Jérôme-Alexandre NIELSBERG : La guerre du Golfe en 1991 avait révélé un certain nombre de dysfonctionnements médiatiques. Presque vingt ans après, la couverture de la guerre d’invasion que la coalition américano-britannique a menée contre l’Irak vous semble-t-elle avoir été effectivement mieux conduite ? 

Patrick CHAMPAGNE : La couverture journalistique de la guerre du Golfe était très visiblement contrôlée par les autorités politiques et militaires, françaises et surtout américaines. La guerre du Vietnam avait profondément traumatisé les Américains qui étaient persuadés d’avoir perdu la guerre moins du fait des Vietcongs que du fait de sa médiatisation quasi quotidienne. Les images de guerre, toujours plus ou moins atroces, auraient pesé sur le moral des Américains. Je ne sais pas si cela est vrai, et dans quelle mesure, mais c’est ce que les militaires ont cru. Et cela explique en grande partie le fait que les Américains aient voulu très strictement contrôler les images de la guerre lors de leur intervention dans le Golfe. Mais comme ils en ont fait un peu trop, que la propagande était un peu trop visible (on voyait très peu de cadavres, ce qui est un comble s’agissant d’une guerre), cela a suscité très naturellement des critiques chez les journalistes et au-delà. 

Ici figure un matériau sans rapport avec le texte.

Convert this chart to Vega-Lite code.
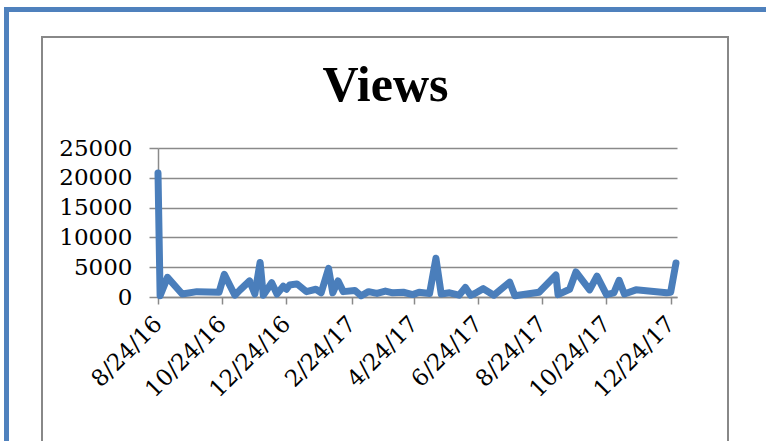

Lors des interventions militaires qui ont suivi, en Bosnie, au Kosovo, en Irak et aujourd’hui en Afghanistan, les militaires ont dû faire croire à plus de transparence dans l’information. C’est que, à chaque fois, à chaque crise couverte par les journalistes, il y a eu des réflexions sur la pratique journalistique. Un peu sans doute dans le public mais surtout chez les journalistes eux-mêmes. Il faut prendre en compte, en particulier, le fait que le journalisme est un milieu dans lequel il y a une réflexion collective, dans lequel le débriefing est permanent : les journalistes se lisent, se critiquent, se jugent sans cesse, entre autres parce qu’ils sont en concurrence. Et le journalisme ne peut donc ignorer son histoire la plus récente, la dénonciation médiatique de ses erreurs, les manipulations dont il a été l’objet.

J.-A. N. : L’autocritique est nécessaire, mais faut-il aussi qu’elle soit publique ?

P.C. : Ce retour sur l’information est important parce que la presse, du moins celle qui se veut sérieuse, y joue sa crédibilité auprès de ses lecteurs. Et les journalistes eux-mêmes, c’est leur point d’honneur, se veulent « professionnels », c’est-à-dire autonomes. Ils ne veulent pas être les instruments dociles d’une propagande grossière. 

Signe des temps, il est intéressant à cet égard de noter que la couverture des conflits majeurs par la presse comporte de plus en plus d’émissions ou d’articles sur la manière dont les journalistes travaillent sur le terrain. C’est que les médias doivent clairement manifester qu’ils sont vigilants à l’égard des tentatives de manipulations des autorités, que cette fois il faut les croire, ils sont crédibles ou du moins plus crédibles que lors du dernier conflit. En ce qui concerne la guerre contre l’Irak, les facilités apparentes qui ont été données aux journalistes pour couvrir le conflit n’étaient pas très risquées sur le plan de la guerre de l’information qui est toujours présente dans l’information en temps de guerre : la disproportion des moyens militaires entre Américains et Irakiens — un marteau-pilon contre un moustique — était telle que les pertes prévisibles de la coalition n’étaient pas a priori telles qu’elles auraient pu risquer de démoraliser ceux qui soutenaient cette intervention. En définitive, la manipulation est toujours présente. Elle est seulement de plus en plus subtile et ajustée à chaque conflit. Il n’était pas possible que les Américains, cette fois-ci, imposent aux journalistes les mêmes conditions que lors de la guerre du Golfe. Et comme ils ont besoin de la presse pour peser sur l’opinion publique, ils composent avec elle.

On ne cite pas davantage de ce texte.